§ INFORMATION PROVIDED
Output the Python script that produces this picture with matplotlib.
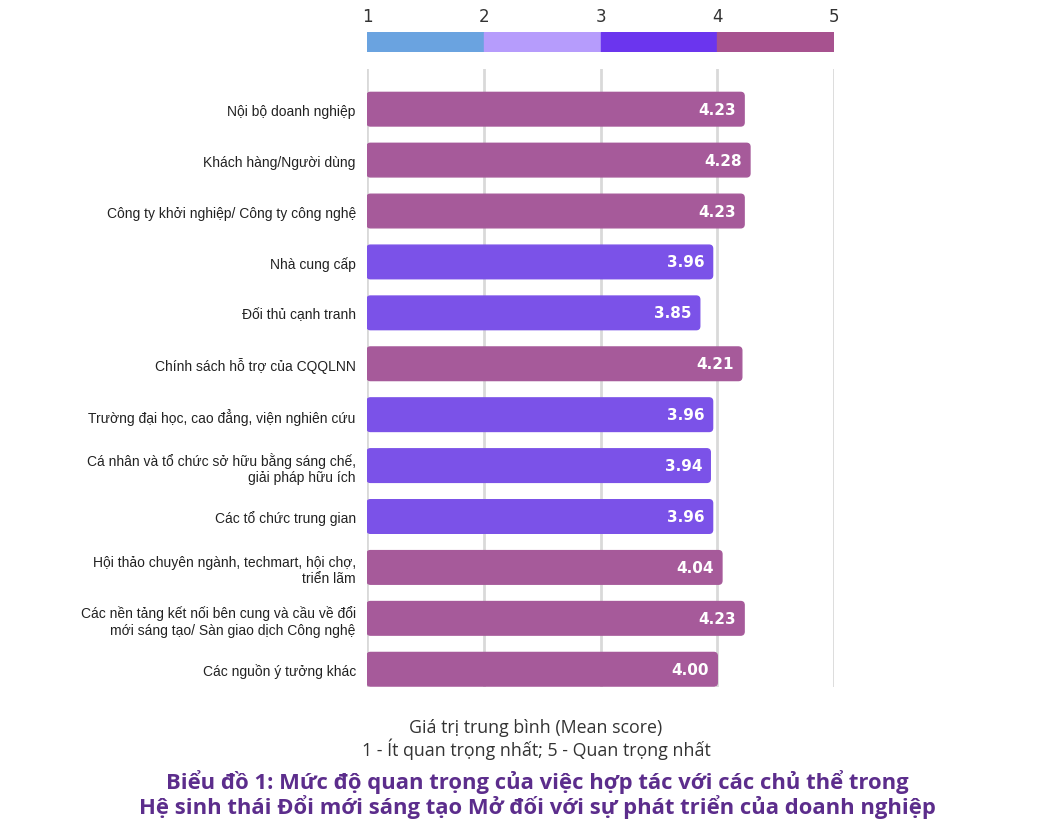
import matplotlib.pyplot as plt
from matplotlib.patches import Rectangle, FancyBboxPatch

categories = [
    "Nội bộ doanh nghiệp",
    "Khách hàng/Người dùng",
    "Công ty khởi nghiệp/ Công ty công nghệ",
    "Nhà cung cấp",
    "Đối thủ cạnh tranh",
    "Chính sách hỗ trợ của CQQLNN",
    "Trường đại học, cao đẳng, viện nghiên cứu",
    "Cá nhân và tổ chức sở hữu bằng sáng chế,\ngiải pháp hữu ích",
    "Các tổ chức trung gian",
    "Hội thảo chuyên ngành, techmart, hội chợ,\ntriển lãm",
    "Các nền tảng kết nối bên cung và cầu về đổi\nmới sáng tạo/ Sàn giao dịch Công nghệ",
    "Các nguồn ý tưởng khác",
]
scores = [4.23, 4.28, 4.23, 3.96, 3.85, 4.21, 3.96, 3.94, 3.96, 4.04, 4.23, 4.00]

scale_ticks = [1, 2, 3, 4, 5]
scale_colors = ["#6aa3e0", "#b69cfc", "#6b35ee", "#a7528f"]
bar_colors = {3: "#7b52e8", 4: "#a65a9a"}

fig = plt.figure(figsize=(10.47, 8.28), dpi=100)

# main bar chart
ax = fig.add_axes([0.3505, 0.169, 0.4461, 0.7465])
y = list(range(len(categories)))
colors = [bar_colors[int(s)] for s in scores]
bars = ax.barh(y, [s - 1 for s in scores], left=1, height=0.66, color=colors, zorder=3)
# swap plain rectangles for slightly rounded ones
for b in bars:
    x0, y0, w, h = b.get_x(), b.get_y(), b.get_width(), b.get_height()
    ax.add_patch(FancyBboxPatch((x0, y0), w, h,
                                boxstyle="round,pad=0,rounding_size=0.03",
                                mutation_aspect=2.3, color=b.get_facecolor(), zorder=3))
    b.set_visible(False)
for yi, s in zip(y, scores):
    ax.text(s - 0.07, yi, f"{s:.2f}", ha="right", va="center", color="white",
            fontsize=11, fontweight="bold", zorder=4)
ax.set_xlim(1, 5)
ax.set_ylim(11.35, -0.79)
ax.set_xticks(scale_ticks)
ax.xaxis.grid(True, color="#d9d9d9", linewidth=2, zorder=0)
ax.set_xticklabels([])
ax.tick_params(axis="x", length=0)
ax.set_yticks(y)
ax.set_yticklabels(categories, fontsize=10, family="Liberation Sans", color="#222222")
ax.tick_params(axis="y", length=0, pad=8)
for sp in ax.spines.values():
    sp.set_visible(False)

# colour scale legend at top
lax = fig.add_axes([0.3505, 0.936, 0.4461, 0.024])
for i, c in enumerate(scale_colors):
    lax.add_patch(Rectangle((scale_ticks[i], 0), 1, 1, color=c))
lax.set_xlim(1, 5)
lax.set_ylim(0, 1)
lax.set_yticks([])
lax.set_xticks(scale_ticks)
lax.xaxis.tick_top()
lax.tick_params(axis="x", length=0, pad=5, labelsize=12, labelcolor="#333333")
for sp in lax.spines.values():
    sp.set_visible(False)

fig.text(0.512, 0.107, "Giá trị trung bình (Mean score)\n1 - Ít quan trọng nhất; 5 - Quan trọng nhất",
         ha="center", va="center", fontsize=12.8, family="Open Sans", color="#333333",
         linespacing=1.1)
fig.text(0.513, 0.040,
         "Biểu đồ 1: Mức độ quan trọng của việc hợp tác với các chủ thể trong\n"
         "Hệ sinh thái Đổi mới sáng tạo Mở đối với sự phát triển của doanh nghiệp",
         ha="center", va="center", fontsize=15.8, fontweight="bold", family="Open Sans",
         color="#5c2d8c", linespacing=1.05)

fig.savefig("out.png", dpi=100)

§ EXERCISE INSTRUCTIONS
Repeat the material above in full and exactly, omitting the pictures.

§ SOLVED EXERCISE
Output the Python script that produces this picture with matplotlib.
import matplotlib.pyplot as plt
from matplotlib.patches import Rectangle, FancyBboxPatch

categories = [
    "Nội bộ doanh nghiệp",
    "Khách hàng/Người dùng",
    "Công ty khởi nghiệp/ Công ty công nghệ",
    "Nhà cung cấp",
    "Đối thủ cạnh tranh",
    "Chính sách hỗ trợ của CQQLNN",
    "Trường đại học, cao đẳng, viện nghiên cứu",
    "Cá nhân và tổ chức sở hữu bằng sáng chế,\ngiải pháp hữu ích",
    "Các tổ chức trung gian",
    "Hội thảo chuyên ngành, techmart, hội chợ,\ntriển lãm",
    "Các nền tảng kết nối bên cung và cầu về đổi\nmới sáng tạo/ Sàn giao dịch Công nghệ",
    "Các nguồn ý tưởng khác",
]
scores = [4.23, 4.28, 4.23, 3.96, 3.85, 4.21, 3.96, 3.94, 3.96, 4.04, 4.23, 4.00]

scale_ticks = [1, 2, 3, 4, 5]
scale_colors = ["#6aa3e0", "#b69cfc", "#6b35ee", "#a7528f"]
bar_colors = {3: "#7b52e8", 4: "#a65a9a"}

fig = plt.figure(figsize=(10.47, 8.28), dpi=100)

# main bar chart
ax = fig.add_axes([0.3505, 0.169, 0.4461, 0.7465])
y = list(range(len(categories)))
colors = [bar_colors[int(s)] for s in scores]
bars = ax.barh(y, [s - 1 for s in scores], left=1, height=0.66, color=colors, zorder=3)
# swap plain rectangles for slightly rounded ones
for b in bars:
    x0, y0, w, h = b.get_x(), b.get_y(), b.get_width(), b.get_height()
    ax.add_patch(FancyBboxPatch((x0, y0), w, h,
                                boxstyle="round,pad=0,rounding_size=0.03",
                                mutation_aspect=2.3, color=b.get_facecolor(), zorder=3))
    b.set_visible(False)
for yi, s in zip(y, scores):
    ax.text(s - 0.07, yi, f"{s:.2f}", ha="right", va="center", color="white",
            fontsize=11, fontweight="bold", zorder=4)
ax.set_xlim(1, 5)
ax.set_ylim(11.35, -0.79)
ax.set_xticks(scale_ticks)
ax.xaxis.grid(True, color="#d9d9d9", linewidth=2, zorder=0)
ax.set_xticklabels([])
ax.tick_params(axis="x", length=0)
ax.set_yticks(y)
ax.set_yticklabels(categories, fontsize=10, family="Liberation Sans", color="#222222")
ax.tick_params(axis="y", length=0, pad=8)
for sp in ax.spines.values():
    sp.set_visible(False)

# colour scale legend at top
lax = fig.add_axes([0.3505, 0.936, 0.4461, 0.024])
for i, c in enumerate(scale_colors):
    lax.add_patch(Rectangle((scale_ticks[i], 0), 1, 1, color=c))
lax.set_xlim(1, 5)
lax.set_ylim(0, 1)
lax.set_yticks([])
lax.set_xticks(scale_ticks)
lax.xaxis.tick_top()
lax.tick_params(axis="x", length=0, pad=5, labelsize=12, labelcolor="#333333")
for sp in lax.spines.values():
    sp.set_visible(False)

fig.text(0.512, 0.107, "Giá trị trung bình (Mean score)\n1 - Ít quan trọng nhất; 5 - Quan trọng nhất",
         ha="center", va="center", fontsize=12.8, family="Open Sans", color="#333333",
         linespacing=1.1)
fig.text(0.513, 0.040,
         "Biểu đồ 1: Mức độ quan trọng của việc hợp tác với các chủ thể trong\n"
         "Hệ sinh thái Đổi mới sáng tạo Mở đối với sự phát triển của doanh nghiệp",
         ha="center", va="center", fontsize=15.8, fontweight="bold", family="Open Sans",
         color="#5c2d8c", linespacing=1.05)

fig.savefig("out.png", dpi=100)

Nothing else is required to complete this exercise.